En aquel tiempo, Jesús, mientras subía a la montaña, fue llamando a los que él quiso, y se fueron con él. A doce los hizo sus compañeros, para enviarlos a predicar, con poder para expulsar demonios. Así constituyó el grupo de los Doce: Simón, a quien dio el sobrenombre de Pedro, Santiago el de Zebedeo y su hermano Juan, a quienes dio el sobrenombre de Boanerges –Los Truenos–, Andrés, Felipe, Bartolomé, Mateo, Tomás, Santiago el de Alfeo, Tadeo, Simón el Celotes y Judas Iscariote, que lo entregó. (Mc 3, 13-19)
Jesús es consciente de cuanto hace. Ha comenzado en Galilea, en la periferia de Israel, su predicación: “El tiempo se ha cumplido, el Reino de Dios está cerca, convertíos y creed la Buena Nueva”. Va a ir repitiendo la proclamación del Reino por campos y poblados. “El pueblo que caminaba en tinieblas vio una gran luz”.
Hoy vemos cómo sube al Monte como Moisés al Sinaí. Llamó a los que quiso. Una llamada es una vocación, a los que quiso. A la vocación nadie se apunta, es una llamada, una iniciativa de Dios.
De entre todos instituye a doce, uno por cada tribu de Israel. ¿Para qué?: Para que estuvieran con él y para enviarlos.
Primeramente para que estuvieran con él, para una cercanía, para un conocimiento mutuo en la intimidad. Para compartir un destino, una identidad, para “ser los de Jesús”.

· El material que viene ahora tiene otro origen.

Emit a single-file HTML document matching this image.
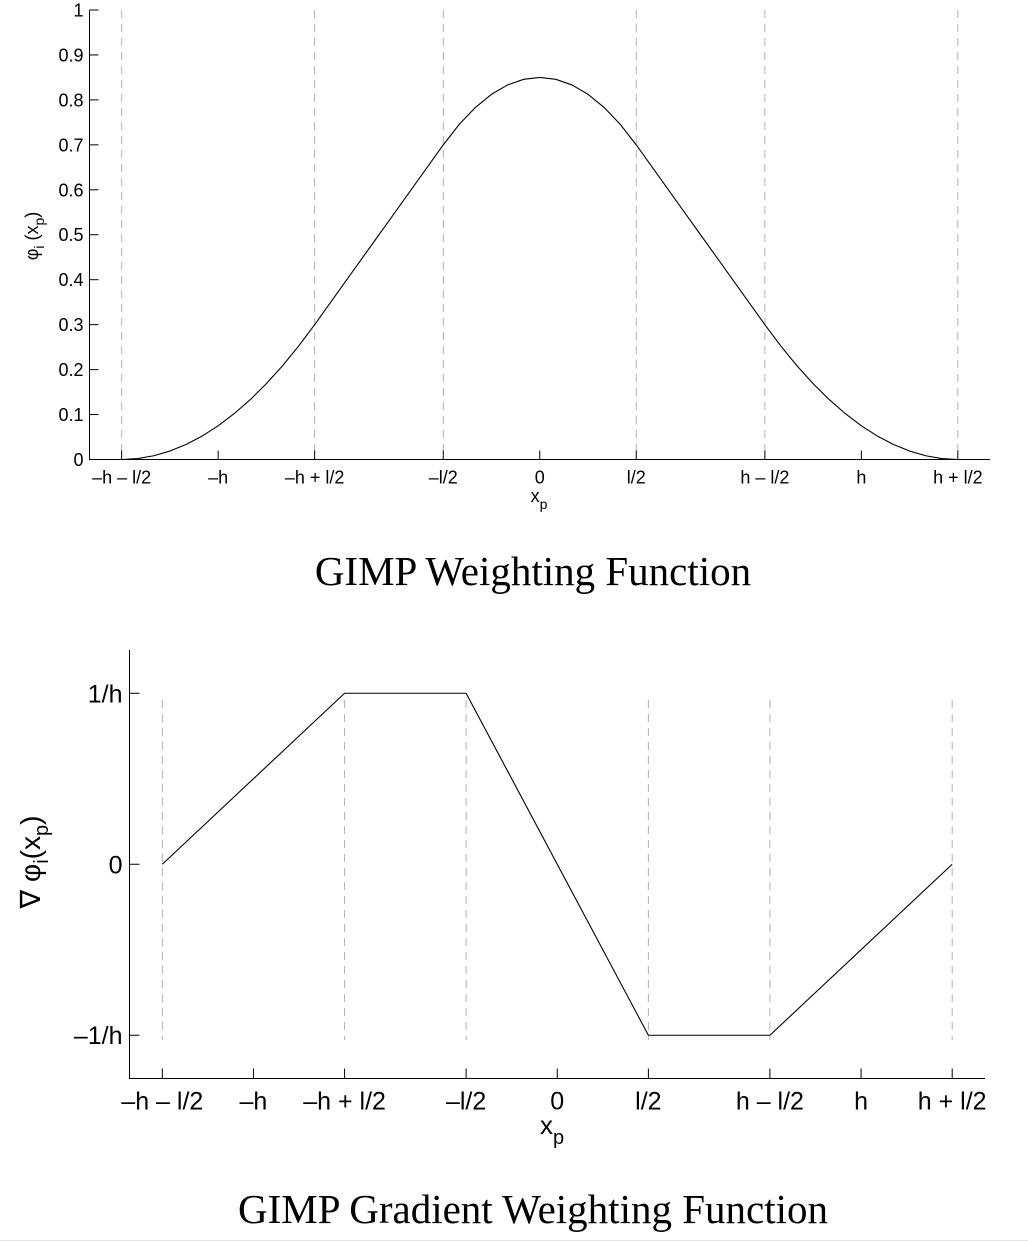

Decía Juan Pablo II que Jesús, con los doce, formaba el primer “laboratorio de la fe”.
La fe es don de Dios y se gesta, toma forma, en un laboratorio que es la Iglesia, en la comunidad, en la camaradería con Jesús.
Instituyó a doce… y para enviarlos con autoridad para expulsar demonios. En realidad para compartir la misión. Más tarde dirá san Pablo: “Para aniquilar mediante la muerte al señor de la muerte, es decir al Diablo y liberar a cuantos que por temor a la muerte, estaban de por vida, sometidos a esclavitud” (Hb 2,14).
La llamada es para darles un poder sobre el dueño de la muerte, para una liberación. Los llamados se integran en ese laboratorio de la fe, son enviados con poder para liberar a los esclavizados por el temor a la muerte.
Y les dio un nombre; es decir les dio una identidad, para algunos nueva, para otros confirmando la que ya tenían.
Así se inaugura la nueva era de la Salvación, el Reino de Dios, cuyo estatuto proclama desde la Montaña: Las Bienaventuranzas con toda su novedad.